Множество народа оговаривало себя после пыток, но некоторые, наоборот, после пыток (которые проводили в три раунда, а иногда, в нарушение закона, в четыре) отказывались от прежних показаний, заявляя, что оговорили себя по требованию и под угрозами помещика. Самое удивительное, что как минимум в нескольких делах царское правосудие довольно быстро разворачивалось и принималось за помещика/боярина.
Кивельсон утверждает, что самый неожиданный вывод из дел о колдовстве состоит в том, что судебная система, вопреки стереотипу, работала хорошо, дела разбирались, сообщение летали между провинциями и Москвой. Все слои иерархизированной страны понимали границы установленного порядка, поэтому нарушение его вызывало быстрые и кровавые бунты, которыми был богат XVII век, поэтому царь был заинтересован в функционировании системы, удовлетворявшим население. Порядок был, на наш взгляд, жестоким и кровавым, однако не бессистемным, наоборот, стройным и предсказуемым.
Кивельсон пишет, что колдовство, несмотря на отсутствие связи с дьяволом (эту идею пытался привить Петр в начале XVIII века, но без особого успеха) считалось одним из тягчайших преступлений. Тут она пишет о том, что показалось мне самым интересным. Сравнивая нашу историю со знаменитой охотой на ведьм в Новой Англии, Кивельсон пишет, что пострадавшие знали, у кого на них есть зуб. Знали, потому что у них было чувство вины – они знали, кому насолили. В нашем контексте это чаще всего были крепостные, которых истязали, которых морально мучили бояре/князья/помещики. Таким образом отравления, магические коренья, шкуры змей в еде – это форма классовой борьбы (стандартной отмазкой, кстати, было то, что все это подброшено не с целью извести, а с целью задобрить). Психоистория, если верить Кивельсон, связывает жестокое обращение с бедными в Англии с Реформацией, которая сломала систему заботы о бедных, созданную католической церковью. Раз бедным перестали помогать, их стали ненавидеть. В России в XVII веке окончательно оформилось крепостничество, и знать, вынужденная жить среди порабощенных ими людей, и боялась их, и ненавидела, ожидая от порабощенных ответных чувств.
В целом магия в России оказывается удивительно социальной – большинство дел состоят из попыток нижестоящих изменить к себе отношение вышестоящих, отчаянных попыток, в которых магия оказывается последней инстанцией. Чтобы не били, не насиловали, не обрекали на голодную смерть.

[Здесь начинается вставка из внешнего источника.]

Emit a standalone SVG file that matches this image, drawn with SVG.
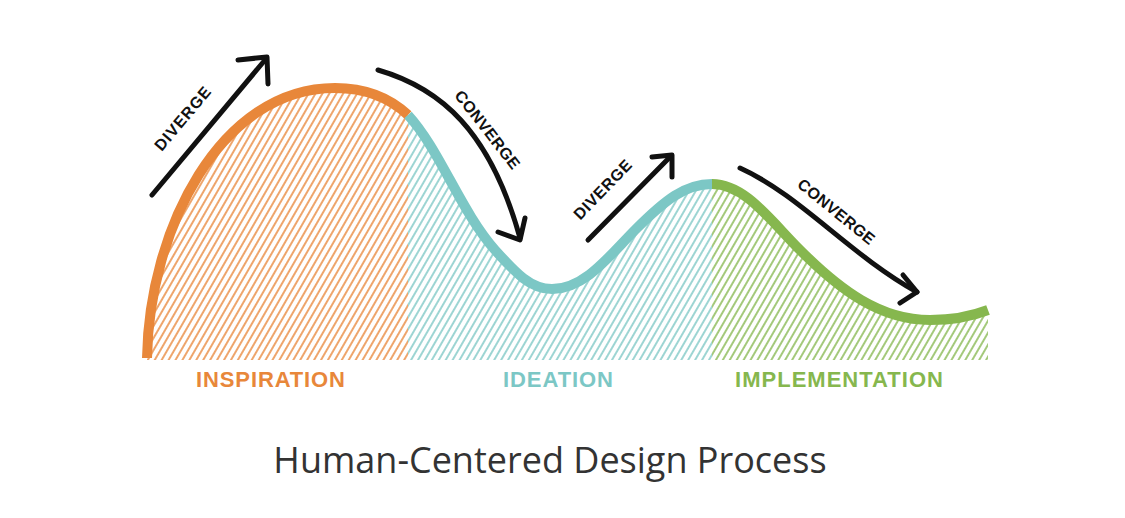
<svg xmlns="http://www.w3.org/2000/svg" width="1125" height="518" viewBox="0 0 1125 518">
<style>
.arrow{fill:none;stroke:#111;stroke-width:5;stroke-linecap:round;stroke-linejoin:round}
.alabel{font-family:"Liberation Sans",Arial,sans-serif;font-weight:bold;font-size:16px;fill:#111}
.phase{font-family:"Liberation Sans",Arial,sans-serif;font-weight:bold;font-size:22px}
.curve{fill:none;stroke-width:10;stroke-linecap:butt}
</style>
<defs>
<pattern id="hO" width="6" height="10" patternUnits="userSpaceOnUse" patternTransform="rotate(30)"><line x1="2" y1="0" x2="2" y2="10" stroke="#E8873A" stroke-width="1.5"/></pattern>
<pattern id="hT" width="6" height="10" patternUnits="userSpaceOnUse" patternTransform="rotate(30)"><line x1="2" y1="0" x2="2" y2="10" stroke="#7CC7C5" stroke-width="1.5"/></pattern>
<pattern id="hG" width="6" height="10" patternUnits="userSpaceOnUse" patternTransform="rotate(30)"><line x1="2" y1="0" x2="2" y2="10" stroke="#86B74E" stroke-width="1.5"/></pattern>
<clipPath id="area"><path d="M147,358 C149,230 220,88 335,88 C368,88 392,100 408,115 C440,150 460,210 495,250 C515,272 530,289 552,289 C585,289 610,255 635,230 C665,200 685,184 712,184 C745,184 770,220 800,250 C840,290 880,320 930,320 C955,320 975,315 988,310 L988,360 L147,360 Z"/></clipPath>
</defs>
<rect width="1125" height="518" fill="#fff"/>
<g id="hatch" clip-path="url(#area)">
<rect x="140" y="60" width="268" height="300" fill="url(#hO)"/>
<rect x="408" y="60" width="304" height="300" fill="url(#hT)"/>
<rect x="712" y="60" width="280" height="300" fill="url(#hG)"/>
</g>
<g id="inspiration">
<path class="curve" stroke="#E8873A" d="M147,358 C149,230 220,88 335,88 C368,88 392,100 408,115"/>
<text class="phase" x="270.5" y="387" text-anchor="middle" fill="#E8873A" textLength="149" lengthAdjust="spacing">INSPIRATION</text>
</g>
<g id="ideation">
<path class="curve" stroke="#7CC7C5" d="M408,115 C440,150 460,210 495,250 C515,272 530,289 552,289 C585,289 610,255 635,230 C665,200 685,184 712,184"/>
<text class="phase" x="558" y="387" text-anchor="middle" fill="#7CC7C5" textLength="110" lengthAdjust="spacing">IDEATION</text>
</g>
<g id="implementation">
<path class="curve" stroke="#86B74E" d="M712,184 C745,184 770,220 800,250 C840,290 880,320 930,320 C955,320 975,315 988,310"/>
<text class="phase" x="839" y="387" text-anchor="middle" fill="#86B74E" textLength="208" lengthAdjust="spacing">IMPLEMENTATION</text>
</g>
<g id="connectors">
<g id="diverge1">
<path class="arrow" d="M152,195 L265,60"/>
<path class="arrow" d="M238,60 L267,57 L268,84"/>
<text class="alabel" transform="translate(183,119) rotate(-50)" x="0" y="5" text-anchor="middle" textLength="78" lengthAdjust="spacing">DIVERGE</text>
</g>
<g id="converge1">
<path class="arrow" d="M378,70 C440,88 490,130 520,238"/>
<path class="arrow" d="M498,232 L520,240 L525,218"/>
<text class="alabel" transform="translate(487,130) rotate(52)" x="0" y="5" text-anchor="middle" textLength="95" lengthAdjust="spacing">CONVERGE</text>
</g>
<g id="diverge2">
<path class="arrow" d="M588,240 L670,157"/>
<path class="arrow" d="M652,157 L672,155 L672,177"/>
<text class="alabel" transform="translate(603,190) rotate(-46)" x="0" y="5" text-anchor="middle" textLength="76" lengthAdjust="spacing">DIVERGE</text>
</g>
<g id="converge2">
<path class="arrow" d="M740,168 C800,195 850,255 917,292"/>
<path class="arrow" d="M903,275 L917,292 L900,303"/>
<text class="alabel" transform="translate(836,212) rotate(39)" x="0" y="5" text-anchor="middle" textLength="94" lengthAdjust="spacing">CONVERGE</text>
</g>
</g>
<text id="title" x="550" y="473" text-anchor="middle" font-family="'Open Sans','Noto Sans',sans-serif" font-size="36" fill="#333">Human-Centered Design Process</text>
</svg>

Классная книга, с отличным фоном (эссе о современной историографии ведовства стоит отдельно упомянуть), глубоким копанием в материале и интересным автором: она искренее сопереживает своим героям, например, слепой ведьме, которую власти боялись пытать - больно уж слаба (в этот момент даже в казенной бумаге прорывается что-то вроде человеколюбия, а строки, когда описывается то, как этой "ведьме" дали пощупать некий корень, из-за которого все дело началось, чиать страшно).
P.S. Одержимость и полтергейст тоже были, чем мы хуже других. Не Салем, но Лух в Ивановской области, с целыми эпидемиями одержимости, накатывавшими волнами на местное население. По некоторым делам вышли бы захватывающие фильмы, ей-богу.
Еще одно нишевое исследование, посвященное колдовским процессам в еще одной периферийной европейской стране, выглядит не слишком необходимым.